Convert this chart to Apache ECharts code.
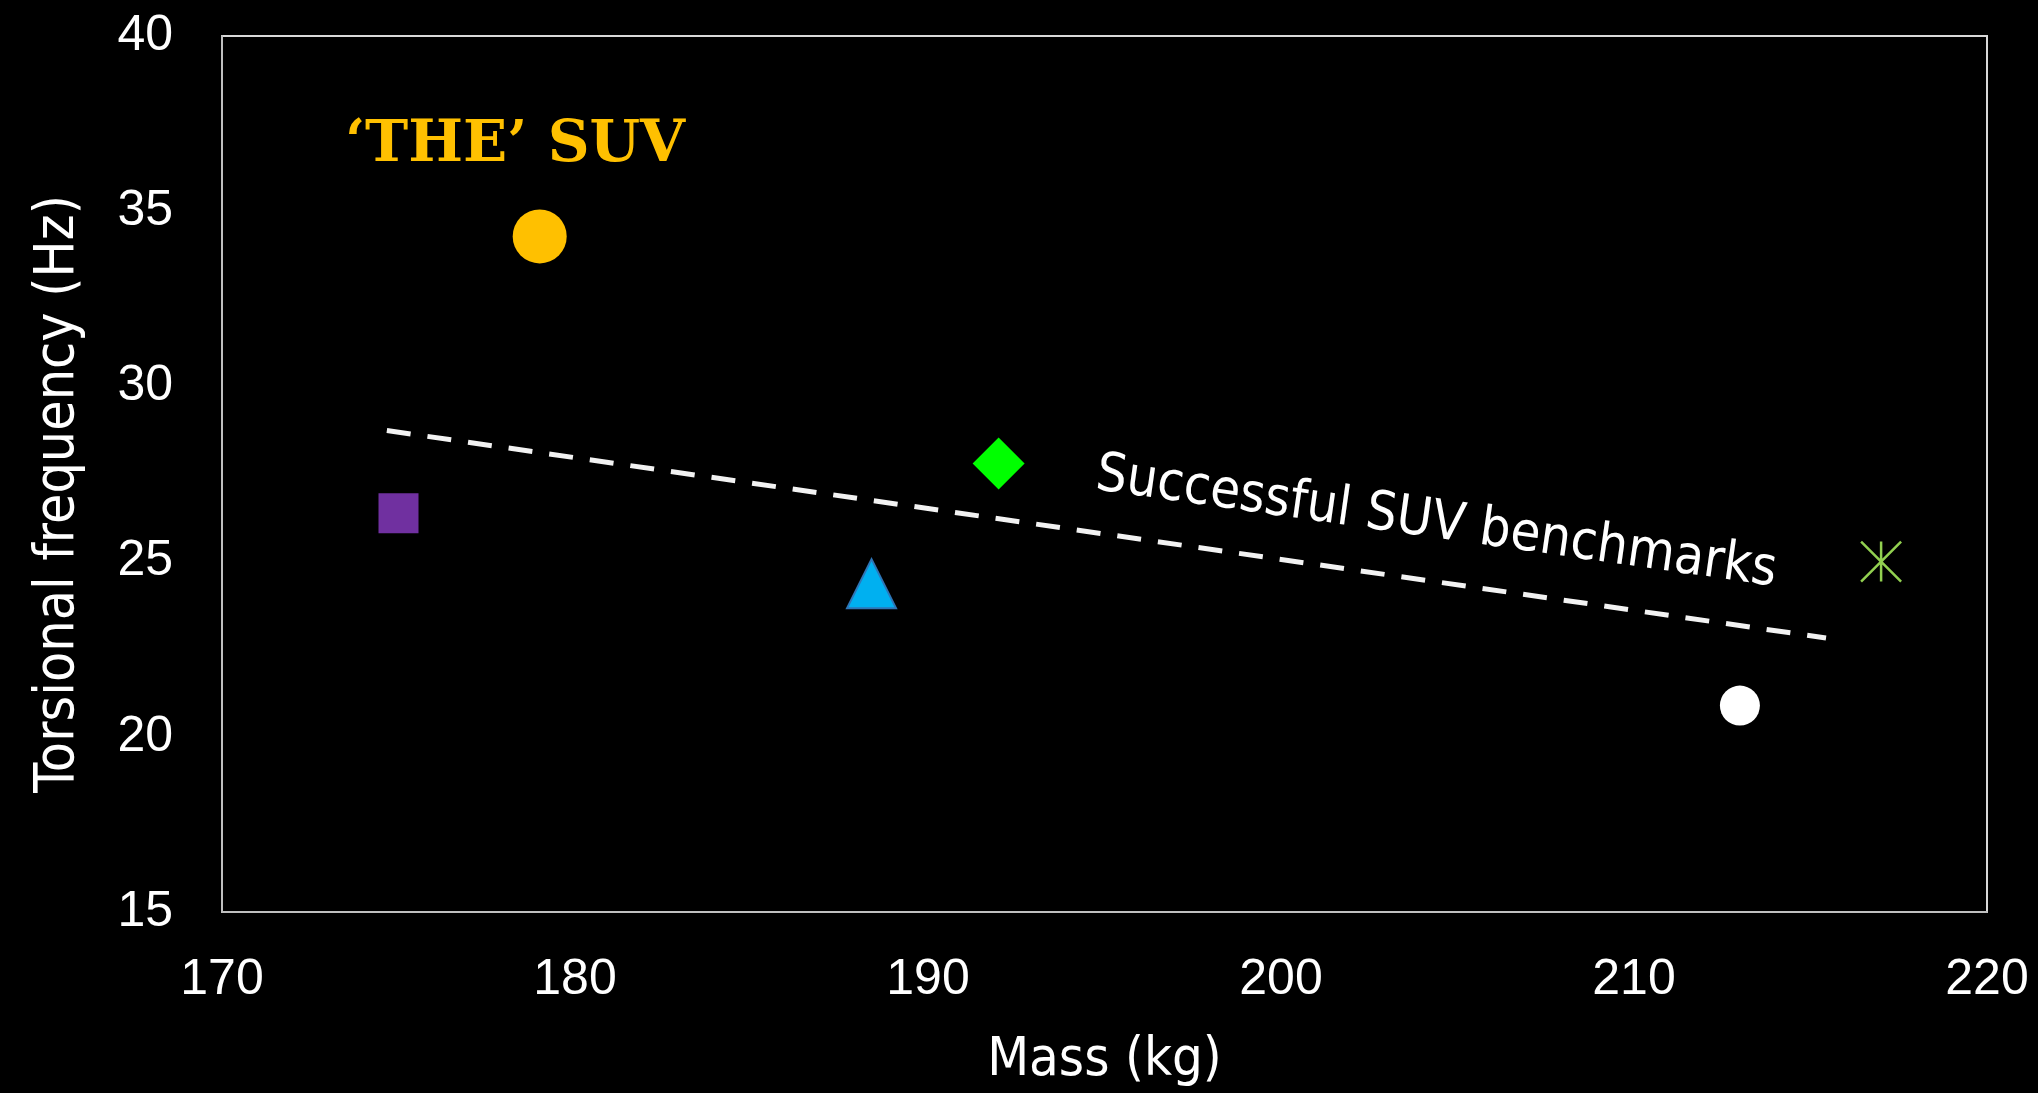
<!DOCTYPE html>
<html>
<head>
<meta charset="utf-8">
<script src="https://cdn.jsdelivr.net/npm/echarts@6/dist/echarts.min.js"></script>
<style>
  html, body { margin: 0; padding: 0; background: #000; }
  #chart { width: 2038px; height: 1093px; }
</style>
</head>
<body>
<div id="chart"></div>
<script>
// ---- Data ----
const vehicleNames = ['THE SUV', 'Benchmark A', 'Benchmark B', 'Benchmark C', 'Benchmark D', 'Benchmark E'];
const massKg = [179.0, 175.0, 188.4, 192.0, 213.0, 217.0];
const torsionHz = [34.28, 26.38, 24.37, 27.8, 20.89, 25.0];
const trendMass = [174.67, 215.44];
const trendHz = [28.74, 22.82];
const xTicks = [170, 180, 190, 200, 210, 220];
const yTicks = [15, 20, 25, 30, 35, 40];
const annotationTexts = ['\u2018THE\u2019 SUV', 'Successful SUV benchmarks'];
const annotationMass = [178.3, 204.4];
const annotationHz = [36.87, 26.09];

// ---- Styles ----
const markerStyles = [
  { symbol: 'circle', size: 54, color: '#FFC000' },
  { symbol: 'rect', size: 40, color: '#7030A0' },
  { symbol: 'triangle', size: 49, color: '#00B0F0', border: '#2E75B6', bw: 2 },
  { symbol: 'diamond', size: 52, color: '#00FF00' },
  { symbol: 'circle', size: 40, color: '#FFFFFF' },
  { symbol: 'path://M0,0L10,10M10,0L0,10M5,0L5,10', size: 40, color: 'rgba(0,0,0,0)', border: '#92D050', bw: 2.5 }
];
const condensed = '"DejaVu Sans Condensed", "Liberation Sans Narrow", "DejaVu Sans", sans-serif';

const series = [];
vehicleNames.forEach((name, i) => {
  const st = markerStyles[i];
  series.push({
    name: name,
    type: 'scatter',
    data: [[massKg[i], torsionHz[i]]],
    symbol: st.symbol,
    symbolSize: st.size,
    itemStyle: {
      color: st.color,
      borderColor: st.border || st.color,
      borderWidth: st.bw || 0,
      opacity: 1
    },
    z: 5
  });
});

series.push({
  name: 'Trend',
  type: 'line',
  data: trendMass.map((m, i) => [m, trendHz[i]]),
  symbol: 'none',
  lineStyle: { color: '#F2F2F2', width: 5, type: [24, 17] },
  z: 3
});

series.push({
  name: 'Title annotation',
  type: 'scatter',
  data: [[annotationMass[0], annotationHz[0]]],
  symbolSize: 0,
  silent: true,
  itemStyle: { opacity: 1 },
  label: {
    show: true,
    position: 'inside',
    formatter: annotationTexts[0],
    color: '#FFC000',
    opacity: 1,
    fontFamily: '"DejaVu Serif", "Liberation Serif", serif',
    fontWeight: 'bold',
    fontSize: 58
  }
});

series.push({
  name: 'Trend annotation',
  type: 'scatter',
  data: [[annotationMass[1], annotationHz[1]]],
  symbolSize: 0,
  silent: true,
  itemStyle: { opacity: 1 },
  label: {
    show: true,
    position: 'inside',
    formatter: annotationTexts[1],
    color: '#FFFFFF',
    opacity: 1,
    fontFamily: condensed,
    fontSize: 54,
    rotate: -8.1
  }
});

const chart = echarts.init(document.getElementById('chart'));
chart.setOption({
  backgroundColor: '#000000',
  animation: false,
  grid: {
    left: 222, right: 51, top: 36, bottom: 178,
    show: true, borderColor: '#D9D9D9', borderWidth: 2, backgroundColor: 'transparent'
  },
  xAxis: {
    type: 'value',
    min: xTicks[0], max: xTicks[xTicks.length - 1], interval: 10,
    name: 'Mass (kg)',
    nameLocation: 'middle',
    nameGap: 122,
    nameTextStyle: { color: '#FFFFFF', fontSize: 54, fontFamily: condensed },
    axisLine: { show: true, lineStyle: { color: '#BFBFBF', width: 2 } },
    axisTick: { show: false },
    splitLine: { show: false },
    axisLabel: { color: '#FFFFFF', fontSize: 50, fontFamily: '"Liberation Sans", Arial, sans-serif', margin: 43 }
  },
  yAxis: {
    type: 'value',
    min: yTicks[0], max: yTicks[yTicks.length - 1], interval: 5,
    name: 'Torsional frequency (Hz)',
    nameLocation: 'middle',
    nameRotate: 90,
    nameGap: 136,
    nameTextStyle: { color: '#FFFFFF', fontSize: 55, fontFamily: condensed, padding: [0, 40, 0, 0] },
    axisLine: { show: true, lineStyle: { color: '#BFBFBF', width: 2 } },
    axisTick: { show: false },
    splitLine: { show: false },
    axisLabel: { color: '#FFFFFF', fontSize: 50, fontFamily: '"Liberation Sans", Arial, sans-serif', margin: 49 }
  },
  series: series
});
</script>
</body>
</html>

**Direction**. Restate the data above word for word. Do not include the images.

**Correct response**.
Convert this chart to Apache ECharts code.
<!DOCTYPE html>
<html>
<head>
<meta charset="utf-8">
<script src="https://cdn.jsdelivr.net/npm/echarts@6/dist/echarts.min.js"></script>
<style>
  html, body { margin: 0; padding: 0; background: #000; }
  #chart { width: 2038px; height: 1093px; }
</style>
</head>
<body>
<div id="chart"></div>
<script>
// ---- Data ----
const vehicleNames = ['THE SUV', 'Benchmark A', 'Benchmark B', 'Benchmark C', 'Benchmark D', 'Benchmark E'];
const massKg = [179.0, 175.0, 188.4, 192.0, 213.0, 217.0];
const torsionHz = [34.28, 26.38, 24.37, 27.8, 20.89, 25.0];
const trendMass = [174.67, 215.44];
const trendHz = [28.74, 22.82];
const xTicks = [170, 180, 190, 200, 210, 220];
const yTicks = [15, 20, 25, 30, 35, 40];
const annotationTexts = ['\u2018THE\u2019 SUV', 'Successful SUV benchmarks'];
const annotationMass = [178.3, 204.4];
const annotationHz = [36.87, 26.09];

// ---- Styles ----
const markerStyles = [
  { symbol: 'circle', size: 54, color: '#FFC000' },
  { symbol: 'rect', size: 40, color: '#7030A0' },
  { symbol: 'triangle', size: 49, color: '#00B0F0', border: '#2E75B6', bw: 2 },
  { symbol: 'diamond', size: 52, color: '#00FF00' },
  { symbol: 'circle', size: 40, color: '#FFFFFF' },
  { symbol: 'path://M0,0L10,10M10,0L0,10M5,0L5,10', size: 40, color: 'rgba(0,0,0,0)', border: '#92D050', bw: 2.5 }
];
const condensed = '"DejaVu Sans Condensed", "Liberation Sans Narrow", "DejaVu Sans", sans-serif';

const series = [];
vehicleNames.forEach((name, i) => {
  const st = markerStyles[i];
  series.push({
    name: name,
    type: 'scatter',
    data: [[massKg[i], torsionHz[i]]],
    symbol: st.symbol,
    symbolSize: st.size,
    itemStyle: {
      color: st.color,
      borderColor: st.border || st.color,
      borderWidth: st.bw || 0,
      opacity: 1
    },
    z: 5
  });
});

series.push({
  name: 'Trend',
  type: 'line',
  data: trendMass.map((m, i) => [m, trendHz[i]]),
  symbol: 'none',
  lineStyle: { color: '#F2F2F2', width: 5, type: [24, 17] },
  z: 3
});

series.push({
  name: 'Title annotation',
  type: 'scatter',
  data: [[annotationMass[0], annotationHz[0]]],
  symbolSize: 0,
  silent: true,
  itemStyle: { opacity: 1 },
  label: {
    show: true,
    position: 'inside',
    formatter: annotationTexts[0],
    color: '#FFC000',
    opacity: 1,
    fontFamily: '"DejaVu Serif", "Liberation Serif", serif',
    fontWeight: 'bold',
    fontSize: 58
  }
});

series.push({
  name: 'Trend annotation',
  type: 'scatter',
  data: [[annotationMass[1], annotationHz[1]]],
  symbolSize: 0,
  silent: true,
  itemStyle: { opacity: 1 },
  label: {
    show: true,
    position: 'inside',
    formatter: annotationTexts[1],
    color: '#FFFFFF',
    opacity: 1,
    fontFamily: condensed,
    fontSize: 54,
    rotate: -8.1
  }
});

const chart = echarts.init(document.getElementById('chart'));
chart.setOption({
  backgroundColor: '#000000',
  animation: false,
  grid: {
    left: 222, right: 51, top: 36, bottom: 178,
    show: true, borderColor: '#D9D9D9', borderWidth: 2, backgroundColor: 'transparent'
  },
  xAxis: {
    type: 'value',
    min: xTicks[0], max: xTicks[xTicks.length - 1], interval: 10,
    name: 'Mass (kg)',
    nameLocation: 'middle',
    nameGap: 122,
    nameTextStyle: { color: '#FFFFFF', fontSize: 54, fontFamily: condensed },
    axisLine: { show: true, lineStyle: { color: '#BFBFBF', width: 2 } },
    axisTick: { show: false },
    splitLine: { show: false },
    axisLabel: { color: '#FFFFFF', fontSize: 50, fontFamily: '"Liberation Sans", Arial, sans-serif', margin: 43 }
  },
  yAxis: {
    type: 'value',
    min: yTicks[0], max: yTicks[yTicks.length - 1], interval: 5,
    name: 'Torsional frequency (Hz)',
    nameLocation: 'middle',
    nameRotate: 90,
    nameGap: 136,
    nameTextStyle: { color: '#FFFFFF', fontSize: 55, fontFamily: condensed, padding: [0, 40, 0, 0] },
    axisLine: { show: true, lineStyle: { color: '#BFBFBF', width: 2 } },
    axisTick: { show: false },
    splitLine: { show: false },
    axisLabel: { color: '#FFFFFF', fontSize: 50, fontFamily: '"Liberation Sans", Arial, sans-serif', margin: 49 }
  },
  series: series
});
</script>
</body>
</html>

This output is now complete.